BRAKING LOAD APPLICATION

According to AASHTO 3.6.4
Braking Force (BR) can be calculated as greater of the following:

25% of the axle weight if the Design Truck or Design Tandem

5% of (Design Truck/Design Tandem + Lane Load)

So,

25% of Design Truck	0.25*72	18 kips
25% of Design Tandem	0.25*50	12.5 kips
5% of (Design Truck + Lane Load)	0.05*(72+412*0.64)	16.8 kips
5% of (Design Tandem + Lane Load)	0.05*(50+412*0.64)	15.7 kips

So, 25% of Design Truck governs: 18kips
So the number of lanes in a model be: n
Multiple presence factor for the lanes be: m
Then the Braking Force will be maximum of:

Number of Lanes	Multiple Presence Factor	Calculation	Braking Force
1 Lane	1.2	18 x 1.2 x 1	21.6 kips
2 Lanes	1	18 x 1 x 2	36.0 kips
3 Lanes	0.85	18 x 0.85 x 3	45.9 kips
4 Lanes	0.65	18 x 0.65 x 4	46.8 kips

So, the maximum force should be applied horizontally at the deck level in the longitudinal direction which in turn will generate forces on the columns and other substructures.

EXAMPLE:
The bridge shown here is a 3 span PSC Box Girder bridge having 2 lanes.
Total Span: 410 ft, so can easily fit complete HL-93 Truck and Tandem Load.
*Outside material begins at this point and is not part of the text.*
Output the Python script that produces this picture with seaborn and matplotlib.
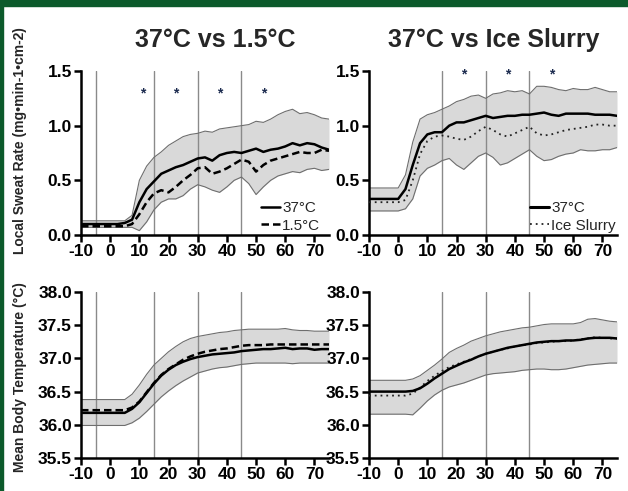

The current bridge has 2 lanes:
So, for 2 Lanes Max Braking Load: 36 kips
We have a single line element representing the bridge:

Total Span 410 ft, so a uniformly distributed load of 36/410 = 0.9 or 1 kips/ft has to applied.

Go to Load > Static Load > Static Load Cases:
Name: Braking Load
Type: Braking Load
Click Add

Then Go to Load > Static Loads > Element Beam Loads

Load Case Name: Braking Load

Load Type: Uniform Loads

Direction: Global X

Value: Relative, x1:0, x2:1, w:1

Select All the elements

Click Apply